The Turk

 


The Turk

It seems there’s been a run of lacklustre experiences lately but on balance, more have been good than bad. And with every encounter, I learn something. About myself, about what I value, what I enjoy, and what I want more of. And I do enjoy learning. So I keep meeting new people, keep pushing the edges of what and who I’m open to.

The Turk had a good profile. It came across as sincere (and honesty is always attractive). In hindsight, I’m not quite sure why I replied as he’s only 5ft 9, and I tend to gravitate towards taller men despite telling myself height doesn’t matter all that much. Conversation was easy, and we ended up spontaneously arranging a social on my way home from work.

He had a quiet charm. Ordered an apple juice like me, with a warm smile.  He was a little disappointed I wouldn’t let him buy my drink. He was entirely respectful of my space which I usually appreciate but there’s a line between respectful awareness and that slightly patronising reverence some men give women. And when I found out he was Turkish, I caught myself making assumptions.

That’s on me. I have some amazing Turkish friends and also one very negative sexual experience from my youth. So this wasn’t about nationality, but about acknowledging cultural norms. Even Turks, by their own admission, will say the culture leans traditional: men work and provide, women nurture. And while I don’t believe there’s anything wrong with that, I do believe in choice. And I’ve chosen a life that is far from traditional.

On the drive home, I found myself writing The Turk off. Perhaps unfairly.

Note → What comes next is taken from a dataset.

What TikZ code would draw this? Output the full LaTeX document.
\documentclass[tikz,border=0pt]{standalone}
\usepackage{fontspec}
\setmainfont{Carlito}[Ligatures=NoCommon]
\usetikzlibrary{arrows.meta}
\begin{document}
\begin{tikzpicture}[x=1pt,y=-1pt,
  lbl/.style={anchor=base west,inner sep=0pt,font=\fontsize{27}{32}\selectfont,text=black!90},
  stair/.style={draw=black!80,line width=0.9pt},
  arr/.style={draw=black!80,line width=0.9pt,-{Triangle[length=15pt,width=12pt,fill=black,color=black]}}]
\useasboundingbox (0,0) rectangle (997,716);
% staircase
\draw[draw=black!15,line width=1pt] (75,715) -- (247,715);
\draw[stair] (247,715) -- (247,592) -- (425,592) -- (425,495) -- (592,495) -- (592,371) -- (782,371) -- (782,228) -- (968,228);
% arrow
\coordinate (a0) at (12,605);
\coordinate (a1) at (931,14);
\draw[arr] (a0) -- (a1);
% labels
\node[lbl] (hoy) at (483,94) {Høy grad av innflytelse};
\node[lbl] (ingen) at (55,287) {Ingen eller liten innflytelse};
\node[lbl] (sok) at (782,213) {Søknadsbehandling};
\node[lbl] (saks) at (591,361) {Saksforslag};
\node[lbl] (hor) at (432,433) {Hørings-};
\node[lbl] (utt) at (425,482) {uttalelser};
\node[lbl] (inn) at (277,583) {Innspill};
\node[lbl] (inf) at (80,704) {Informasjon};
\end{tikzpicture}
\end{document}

Still, his messages stayed keen and warm. He wanted to meet again, even if just for another social. So I offered for him to meet me on my lunchbreak - him asking to buy my lunch and bring it!. We sat outside my office, under cover while it rained, and once again I explained why his offer to buy me lunch rubbed me the wrong way. I explained my reservations, including the cultural ones, and he listened with so much grace.

What followed was one of the most intense conversations I’ve had in a long time.

Neither of us avoided eye contact. Long, deep, and unbroken. It felt like we fucked ten times just with our eyes and words. There was no overt sexuality in the conversation, but the energy was electric. And when I looked down, the wet patch on his jeans confirmed it wasn’t just me feeling it.

After that lunch, I was sure we would meet again.

But then... Chunky happened. And he planted some doubt. The Turk isn’t someone I would usually go for visually. And maybe I let that sway me.

Who knows what will happen, although I know he is very keen to meet again.